TIME TO MOVE TO HEART OF STUNT: PENSION REFORM
Gov. Pat Quinn wants to milk his bid to withhold legislators’ pay for as long as humanly possible. Not surprising. It was an excellent stunt — withholding pay until timid lawmakers cut state employee pension costs.
But on Friday Quinn lost two more rounds in court, significantly decreasing the odds that he will prevail,
The circus value on this is nearly tapped out. And like Quinn himself, we’d like to turn to the long-awaited pension cost-cutting plan that is due from a special legislative committee. That bipartisan group has been at work, constructively, all summer long.
The basics of a cost-cutting plan were agreed upon by the committee weeks ago — relying largely on reducing retiree costof-living annual increases, which is where the real savings potential lies.
But the committee can’t get over the finish line.
The big snag, we understand, is a new list of demands unveiled by committee Republicans two weeks ago and a new total savings target — $150 billion, up from an agreed-upon $140 billion. We want more savings, too, but what’s maddening is that most of the Republican demands don’t amount to much.
They’re pressing for things like raising the retirement age, raising the employee contribution and creating a 401(k) option. Those sound good but would barely move the cost-savings needle.

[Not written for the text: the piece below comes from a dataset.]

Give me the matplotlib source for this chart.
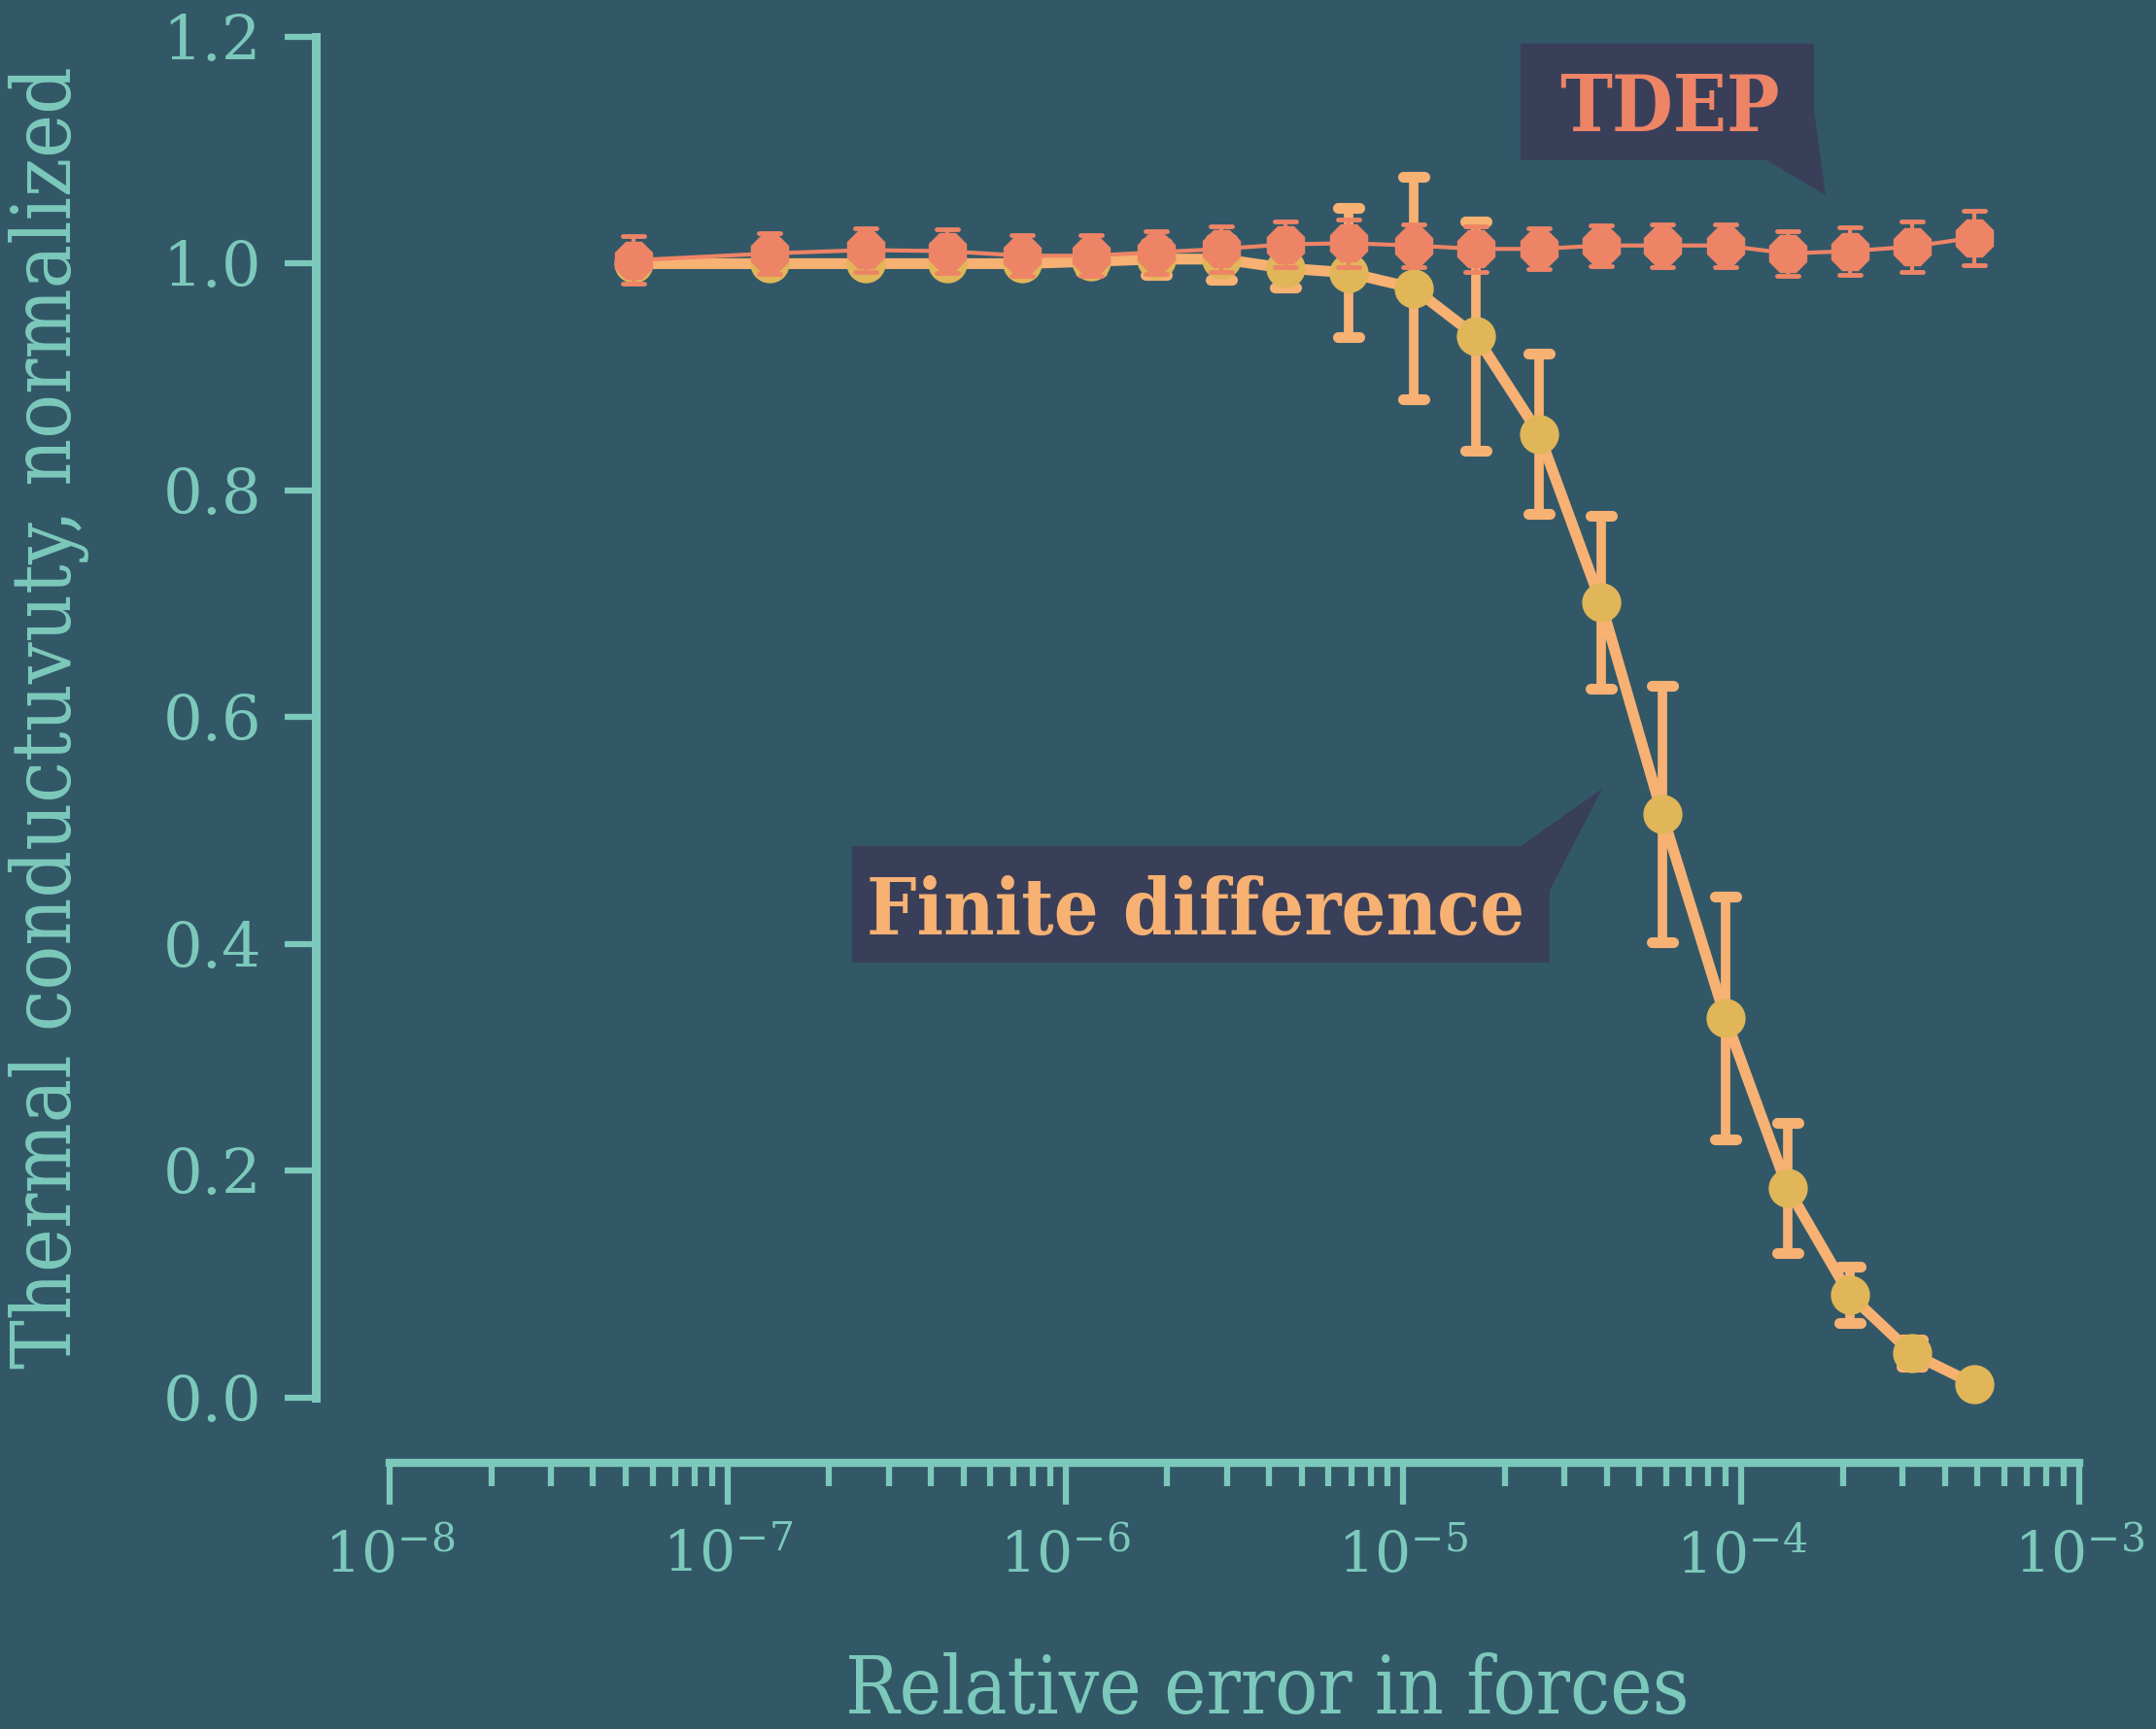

Their demand to reduce the COLA further is worth considering. And the Republicans should reconsider a big savings idea they’ve unwisely rejected: shifting from the state to local school districts the costs of employee pensions over time.
Instead, the Republicans seem to be stuck on easy symbolism. They want to look tough by inflicting more pain on individual retirees, though the savings aren’t there and their demands could derail the whole effort just as a deal is in sight. They risk tossing aside a long summer of fruitful negotiations.
The main goal of the committee was to find a compromise between two cost- cutting plans that came up short in last spring’s legislative session. One plan, known as SB1, inflicted more pain on retirees than a union-backed plan. The nearly final plan is much closer to SB1.
One side, largely the Democrats, has compromised far more than the other. Republicans need to admit that, focus on substance instead of symbolism, and push this plan over the finish line.